Task to carry out >> Return all lines with the word "seaborn" in them.

Data entries >>

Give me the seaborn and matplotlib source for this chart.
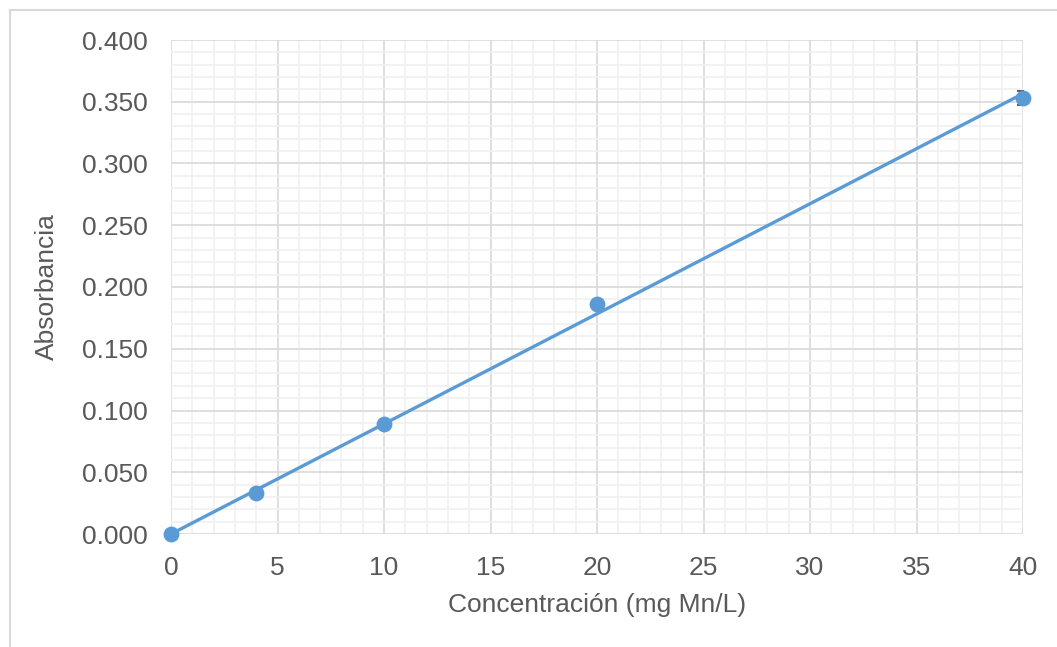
import matplotlib
matplotlib.use("Agg")
import matplotlib.pyplot as plt
from matplotlib.lines import Line2D
from matplotlib.ticker import MultipleLocator, FormatStrFormatter
import numpy as np
import pandas as pd
import seaborn as sns

# calibration data
concentracion = [0, 4, 10, 20, 40]
absorbancia = [0.000, 0.033, 0.089, 0.186, 0.353]
error_abs = [0.0, 0.0, 0.0, 0.0, 0.006]

x_label = "Concentración (mg Mn/L)"
y_label = "Absorbancia"

BLUE = "#5B9BD5"
TEXT = "#595959"

sns.set_theme(style="white")
plt.rcParams["font.family"] = ["Liberation Sans", "DejaVu Sans"]

df = pd.DataFrame({"x": concentracion, "y": absorbancia, "err": error_abs})

# linear trendline through the origin
slope = (df["x"] * df["y"]).sum() / (df["x"] ** 2).sum()
trend = pd.DataFrame({"x": [min(concentracion), max(concentracion)]})
trend["y"] = slope * trend["x"]

fig = plt.figure(figsize=(10.57, 6.47), dpi=100)
ax = fig.add_axes([171 / 1057, 1 - 534 / 647, (1023 - 171) / 1057, (534 - 40) / 647])

ax.errorbar(df["x"], df["y"], yerr=df["err"], fmt="none", ecolor="#404040",
            elinewidth=1.0, capsize=4, capthick=1.2, zorder=3)
sns.scatterplot(data=df, x="x", y="y", ax=ax, color=BLUE, s=130,
                edgecolor=BLUE, linewidth=0, zorder=4, clip_on=False)
sns.lineplot(data=trend, x="x", y="y", ax=ax, color=BLUE, linewidth=2.4,
             zorder=5, clip_on=False)

ax.set_xlim(0, 40)
ax.set_ylim(0, 0.4)
ax.xaxis.set_major_locator(MultipleLocator(5))
ax.xaxis.set_minor_locator(MultipleLocator(1))
ax.yaxis.set_major_locator(MultipleLocator(0.05))
ax.yaxis.set_minor_locator(MultipleLocator(0.01))
ax.yaxis.set_major_formatter(FormatStrFormatter("%.3f"))

ax.grid(which="major", color="#D9D9D9", linewidth=1.2)
ax.grid(which="minor", color="#F0F0F0", linewidth=1.2)
ax.set_axisbelow(True)
for s in ax.spines.values():
    s.set_visible(False)

ax.tick_params(which="both", length=0, labelsize=19, labelcolor=TEXT)
ax.tick_params(axis="x", pad=16)
ax.tick_params(axis="y", pad=17)
ax.set_xlabel(x_label, fontsize=19, color=TEXT, labelpad=9)
ax.set_ylabel(y_label, fontsize=19, color=TEXT, labelpad=16)

# outer chart frame (cropped at right and bottom)
fig.add_artist(Line2D([10 / 1057, 1.0], [1 - 10 / 647, 1 - 10 / 647],
                      transform=fig.transFigure, color="#D9D9D9", linewidth=1.5))
fig.add_artist(Line2D([10 / 1057, 10 / 1057], [0.0, 1 - 10 / 647],
                      transform=fig.transFigure, color="#D9D9D9", linewidth=1.5))

fig.savefig("out.png", dpi=100, facecolor="white")
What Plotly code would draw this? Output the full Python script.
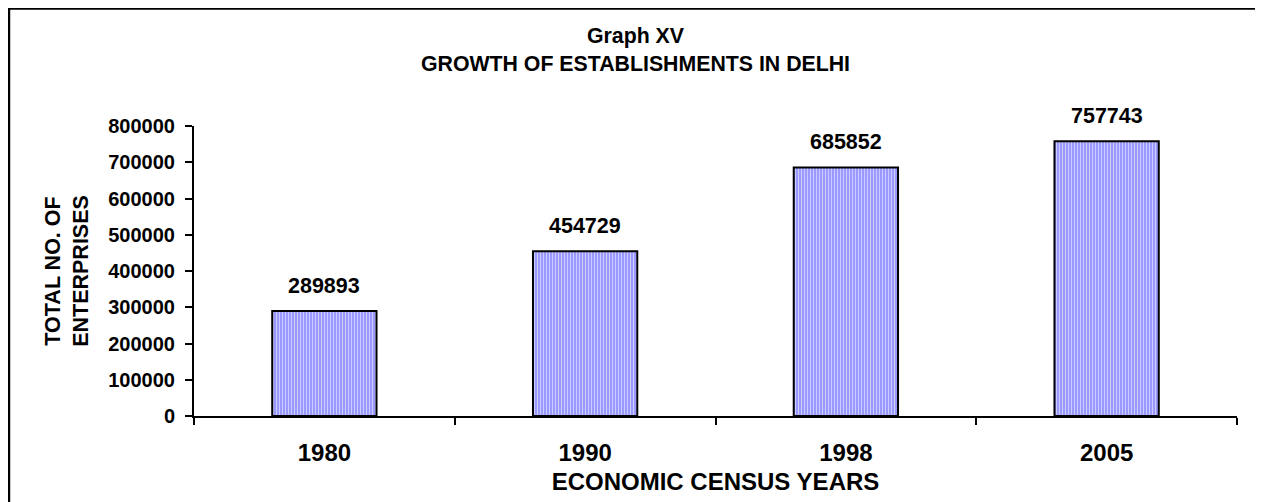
import plotly.graph_objects as go

years = ["1980", "1990", "1998", "2005"]
establishments = [289893, 454729, 685852, 757743]
y_ticks = [0, 100000, 200000, 300000, 400000, 500000, 600000, 700000, 800000]

FONT = "Liberation Sans, Arial, Helvetica, sans-serif"

fig = go.Figure()
fig.add_trace(go.Bar(
    x=years,
    y=establishments,
    marker=dict(
        color="#9999FF",
        line=dict(color="black", width=2),
        pattern=dict(shape="|", fgcolor="white", bgcolor="#9999FF",
                     size=3, solidity=0.35, fillmode="overlay"),
    ),
    showlegend=False,
    hoverinfo="x+y",
))

# value labels above the bars (category axis -> use category index)
for i, v in enumerate(establishments):
    fig.add_annotation(
        x=i, y=v, text=str(v), showarrow=False,
        yanchor="middle", yshift=25,
        font=dict(family=FONT, size=21.5, color="black", weight="bold"),
    )

# outer frame
fig.add_shape(type="rect", xref="paper", yref="paper",
              x0=-0.1774, x1=1.0192, y0=-0.5, y1=1.4055,
              line=dict(color="black", width=2.5), fillcolor="rgba(0,0,0,0)",
              layer="below")

W, H = 1255, 494
fig.update_layout(
    width=W, height=H,
    margin=dict(l=186, r=26, t=118, b=86, autoexpand=False),
    paper_bgcolor="white", plot_bgcolor="white",
    font=dict(family=FONT, color="black"),
    bargap=0.6,
    title=dict(
        text="Graph XV<br>GROWTH OF ESTABLISHMENTS IN DELHI",
        x=0.5, xref="container", xanchor="center",
        y=1 - 35 / H, yref="container", yanchor="top",
        font=dict(family=FONT, size=21.3, color="black", weight="bold"),
    ),
    xaxis=dict(
        type="category", range=[-0.5, 3.5],
        showline=True, linecolor="black", linewidth=2,
        ticks="outside", tickson="boundaries", ticklen=7, tickwidth=2, tickcolor="black",
        tickangle=0, ticklabelstandoff=14,
        tickfont=dict(family=FONT, size=24, color="black", weight="bold"),
        title=dict(text="ECONOMIC CENSUS YEARS", standoff=8,
                   font=dict(family=FONT, size=24, color="black", weight="bold")),
        showgrid=False, zeroline=False, automargin=False,
    ),
    yaxis=dict(
        range=[0, 800000],
        tickvals=y_ticks, ticktext=[str(t) for t in y_ticks],
        showline=True, linecolor="black", linewidth=2,
        ticks="outside", ticklen=7, tickwidth=2, tickcolor="black",
        ticklabelstandoff=6,
        tickfont=dict(family=FONT, size=20, color="black", weight="bold"),
        title=dict(text="TOTAL NO. OF<br>ENTERPRISES", standoff=14,
                   font=dict(family=FONT, size=21.5, color="black", weight="bold")),
        showgrid=False, zeroline=False, automargin=False,
    ),
)

fig.write_html("out.html")
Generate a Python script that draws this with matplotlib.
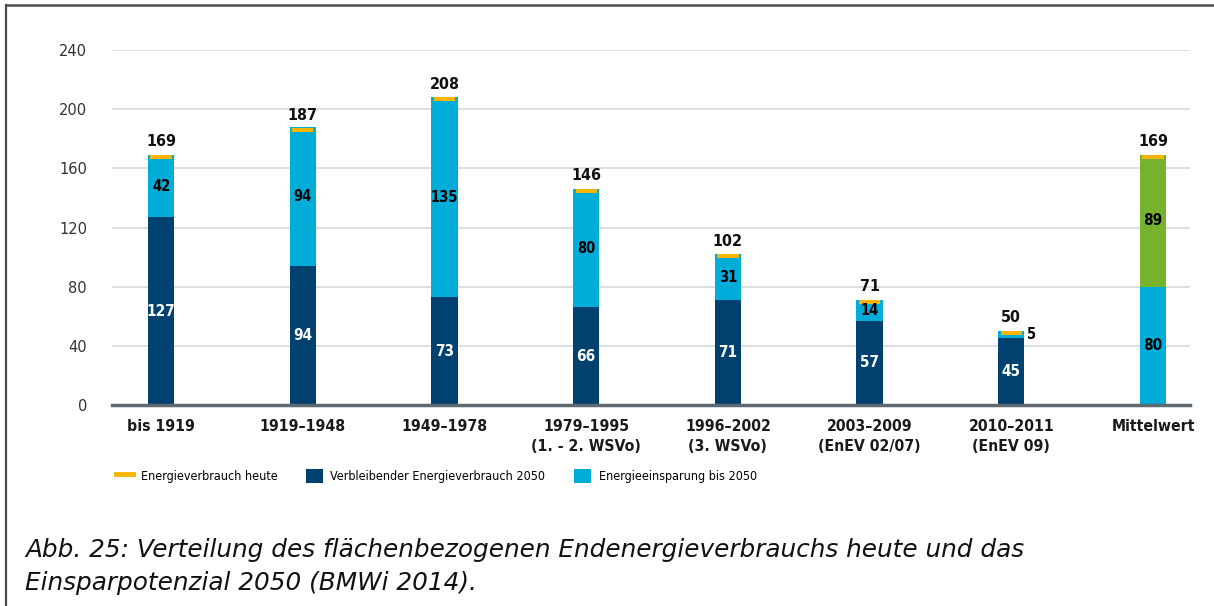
import matplotlib
matplotlib.use("Agg")
import matplotlib.pyplot as plt
from matplotlib.lines import Line2D
from matplotlib.patches import Patch

# data
categories = [
    "bis 1919", "1919–1948", "1949–1978", "1979–1995\n(1. - 2. WSVo)",
    "1996–2002\n(3. WSVo)", "2003–2009\n(EnEV 02/07)", "2010–2011\n(EnEV 09)",
    "Mittelwert",
]
remaining_2050 = [127, 94, 73, 66, 71, 57, 45]
savings_2050 = [42, 94, 135, 80, 31, 14, 5]
mean_lower = 80
mean_upper = 89
totals_today = [169, 187, 208, 146, 102, 71, 50, 169]
y_ticks = [0, 40, 80, 120, 160, 200, 240]

caption_1 = "Abb. 25: Verteilung des flächenbezogenen Endenergieverbrauchs heute und das"
caption_2 = "Einsparpotenzial 2050 (BMWi 2014)."

DARK = "#00416f"
LIGHT = "#00acd8"
GREEN = "#76b22c"
ORANGE = "#f7b500"
GRID = "#d5dde2"
BASE = "#5e6a71"

plt.rcParams["font.family"] = ["DejaVu Sans"]
plt.rcParams["font.stretch"] = "condensed"

fig = plt.figure(figsize=(12.14, 6.06), dpi=100)
ax = fig.add_axes([112 / 1214, 201 / 606, 1078 / 1214, 355 / 606])

x = list(range(len(categories)))
w = 0.185
n = len(remaining_2050)

ax.bar(x[:n], remaining_2050, width=w, color=DARK, zorder=3)
ax.bar(x[:n], savings_2050, bottom=remaining_2050, width=w, color=LIGHT, zorder=3)
ax.bar(x[n], mean_lower, width=w, color=LIGHT, zorder=3)
ax.bar(x[n], mean_upper, bottom=mean_lower, width=w, color=GREEN, zorder=3)

# today's consumption marker on top of each bar
cap_h = 2.4
ax.bar(x, [cap_h] * len(x), bottom=[t - cap_h for t in totals_today],
       width=0.15, color=ORANGE, zorder=4)

for i in range(n):
    ax.text(x[i], remaining_2050[i] / 2, str(remaining_2050[i]), ha="center",
            va="center", color="white", fontsize=11, fontweight="bold", zorder=5)
    if savings_2050[i] >= 10:
        ax.text(x[i], remaining_2050[i] + savings_2050[i] / 2, str(savings_2050[i]),
                ha="center", va="center", color="black", fontsize=10.5,
                fontweight="bold", zorder=5)
    else:
        ax.text(x[i] + w / 2 + 0.02, remaining_2050[i] + savings_2050[i] / 2,
                str(savings_2050[i]), ha="left", va="center", color="black",
                fontsize=10.5, fontweight="bold", zorder=5)

ax.text(x[n], mean_lower / 2, str(mean_lower), ha="center", va="center",
        color="black", fontsize=11, fontweight="bold", zorder=5)
ax.text(x[n], mean_lower + mean_upper / 2, str(mean_upper), ha="center",
        va="center", color="black", fontsize=11, fontweight="bold", zorder=5)

for i, t in enumerate(totals_today):
    ax.annotate(str(t), (x[i], t), xytext=(0, 4), textcoords="offset points",
                ha="center", va="bottom", fontsize=11.5, fontweight="bold",
                color="#111111", zorder=5)

ax.set_xlim(-0.346, 7.261)
ax.set_ylim(0, 240)
ax.set_yticks(y_ticks)
ax.set_yticklabels([str(v) for v in y_ticks], fontstretch="normal",
                   fontsize=10.5, color="#333333")
ax.set_xticks(x)
ax.set_xticklabels(categories, fontsize=11.3, fontweight="bold", color="#1a1a1a",
                   linespacing=1.4)
ax.tick_params(axis="both", length=0)
ax.tick_params(axis="y", pad=18)
ax.tick_params(axis="x", pad=10)
ax.grid(axis="y", color=GRID, linewidth=1.3, zorder=0)
ax.axhline(0, color=BASE, linewidth=2.5, zorder=6, clip_on=False)
for s in ax.spines.values():
    s.set_visible(False)

handles = [
    Line2D([0], [0], color=ORANGE, linewidth=3.5),
    Patch(facecolor=DARK),
    Patch(facecolor=LIGHT),
]
labels = ["Energieverbrauch heute", "Verbleibender Energieverbrauch 2050",
          "Energieeinsparung bis 2050"]
fig.legend(handles, labels, loc="center left", ncol=3,
           bbox_to_anchor=(105 / 1214, 1 - 476 / 606), frameon=False,
           fontsize=9, handlelength=1.35, handleheight=1.4, handletextpad=0.6,
           columnspacing=2.3)

fig.text(25 / 1214, 1 - 557 / 606, caption_1, fontstretch="normal",
         style="italic", fontsize=17.8, color="#111111", va="baseline")
fig.text(25 / 1214, 1 - 590 / 606, caption_2, fontstretch="normal",
         style="italic", fontsize=17.8, color="#111111", va="baseline")

# screenshot frame
fig.add_artist(Line2D([6 / 1214, 6 / 1214], [0, 1 - 5 / 606], color="#4d4d4d",
                      linewidth=1.6, transform=fig.transFigure))
fig.add_artist(Line2D([6 / 1214, 1], [1 - 5 / 606, 1 - 5 / 606], color="#4d4d4d",
                      linewidth=1.8, transform=fig.transFigure))

fig.savefig("out.png", dpi=100)
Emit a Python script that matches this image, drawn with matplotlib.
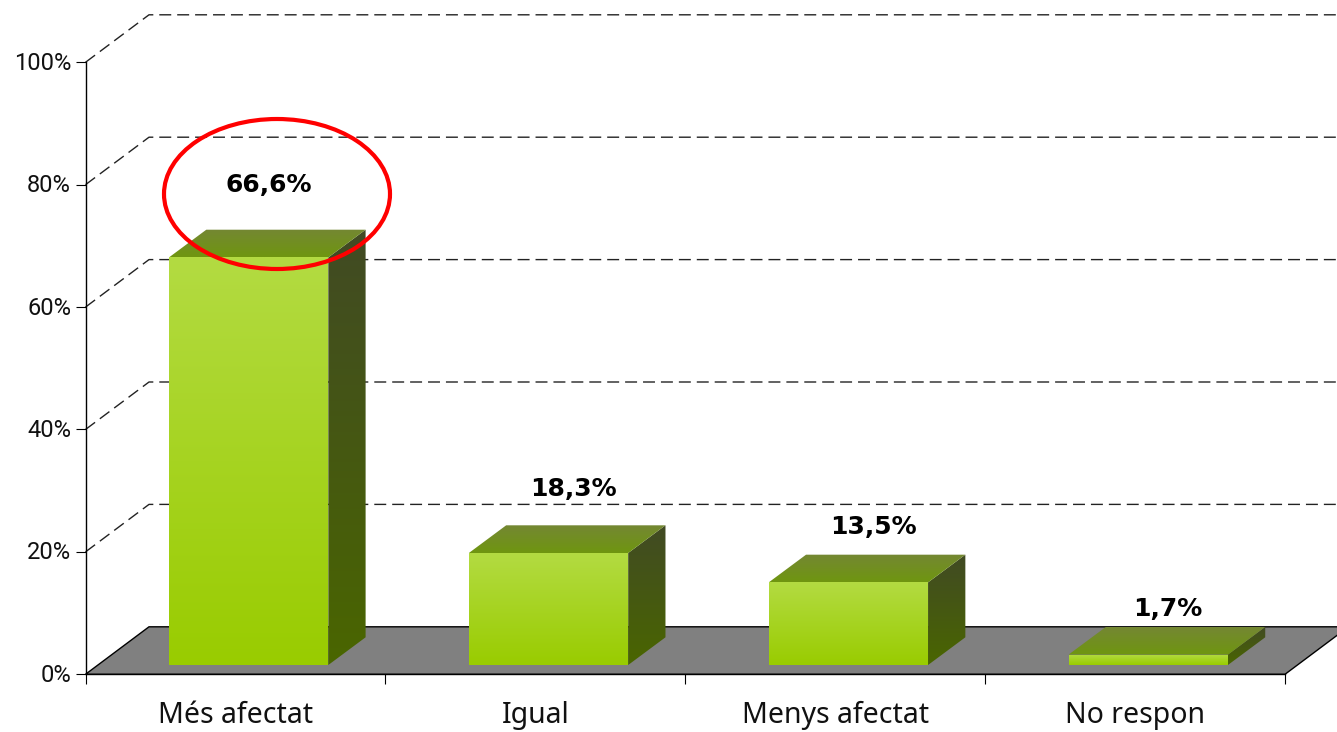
import numpy as np
import matplotlib
matplotlib.use("Agg")
import matplotlib.pyplot as plt
from matplotlib.patches import Polygon, Ellipse
from matplotlib.transforms import ScaledTranslation

categories = ["Més afectat", "Igual", "Menys afectat", "No respon"]
values = [66.6, 18.3, 13.5, 1.7]
labels = ["66,6%", "18,3%", "13,5%", "1,7%"]
y_ticks = [0, 20, 40, 60, 80, 100]
y_tick_labels = ["0%", "20%", "40%", "60%", "80%", "100%"]

plt.rcParams["font.family"] = ["Noto Sans", "DejaVu Sans"]

W, H = 1337, 732
fig = plt.figure(figsize=(W / 100, H / 100), dpi=100)
# axes rectangle in pixels: x 85.5-1285, y 62.3-674.3 from the top
ax = fig.add_axes([85.5 / W, 1 - 674.3 / H, 1199.5 / W, 612 / H])
ax.set_xlim(0, 4)
ax.set_ylim(0, 100)

# pixel sizes turned into data units
px_x = 4 / 1199.5
px_y = 100 / 612
wall_dx = 63.5 * px_x
wall_dy = 47.5 * px_y
bar_dx = 37.3 * px_x
bar_dy = 27.7 * px_y
bar_left = 83.5 * px_x
bar_w = 159.3 * px_x
bar_base = 9.3 * px_y


def gradient(pts, top, bottom, z):
    # vertical gradient clipped to a polygon
    pts = np.array(pts)
    c = matplotlib.colors.LinearSegmentedColormap.from_list("g", [top, bottom])
    im = ax.imshow(np.linspace(0, 1, 256).reshape(-1, 1), cmap=c, aspect="auto",
                   extent=(pts[:, 0].min(), pts[:, 0].max(), pts[:, 1].min(), pts[:, 1].max()),
                   origin="upper", zorder=z)
    im.set_clip_path(Polygon(pts, transform=ax.transData))
    im.set_clip_box(fig.bbox)


# grid on the walls
for v in y_ticks[1:]:
    ax.plot([0, wall_dx, 4.3], [v, v + wall_dy, v + wall_dy], color="#222222", lw=1,
            dashes=(8.6, 4.3), clip_on=False, zorder=1)

# floor
ax.add_patch(Polygon([(0, 0), (wall_dx, wall_dy), (4 + wall_dx, wall_dy), (4, 0)],
                     facecolor="#808080", edgecolor="black", lw=1, clip_on=False, zorder=2))

# bars
for i, v in enumerate(values):
    x0 = i + bar_left
    x1 = x0 + bar_w
    y0 = bar_base
    y1 = bar_base + v
    gradient([(x0, y0), (x1, y0), (x1, y1), (x0, y1)], "#b3db42", "#99cc00", 3)
    gradient([(x1, y0), (x1 + bar_dx, y0 + bar_dy), (x1 + bar_dx, y1 + bar_dy), (x1, y1)],
             "#414a24", "#4a6600", 3)
    gradient([(x0, y1), (x1, y1), (x1 + bar_dx, y1 + bar_dy), (x0 + bar_dx, y1 + bar_dy)],
             "#748733", "#6f9610", 3)

# value labels, offsets in pixels from the bar's top front left corner
label_off = [(100, 72), (105, 64), (105, 55), (99, 46)]
for i, v in enumerate(values):
    ax.annotate(labels[i], xy=(i + bar_left, v + bar_base), xycoords="data",
                xytext=label_off[i], textcoords="offset pixels",
                ha="center", va="center", fontsize=18, fontweight="bold",
                family="DejaVu Sans", color="black", zorder=6, annotation_clip=False)

# red circle around the first value
ax.add_patch(Ellipse((191.5 * px_x, 480.3 * px_y), 226 * px_x, 150 * px_y, fill=False,
                     edgecolor="#ff0000", lw=3, clip_on=False, zorder=5))

for s in ["top", "right"]:
    ax.spines[s].set_visible(False)
for s in ["left", "bottom"]:
    ax.spines[s].set_linewidth(1)
    ax.spines[s].set_zorder(4)

ax.set_yticks(y_ticks)
ax.set_yticklabels(y_tick_labels, fontsize=17, family="Roboto", color="#111111")
ax.set_xticks(range(5))
ax.set_xticklabels([])
ax.set_xticks(np.arange(4) + 0.5, categories, minor=True, fontsize=20.5, color="#111111")
ax.tick_params(axis="both", which="major", length=7.2, width=0.8, pad=3.2)
ax.tick_params(axis="x", which="minor", length=0, pad=19)
ax.patch.set_alpha(0)

up = ScaledTranslation(0, 1.5 / 100, fig.dpi_scale_trans)
for t in ax.get_yticklabels():
    t.set_transform(t.get_transform() + up)

fig.savefig("out.png", dpi=100)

Right answer >>
Give me the seaborn and matplotlib source for this chart.
import seaborn as sns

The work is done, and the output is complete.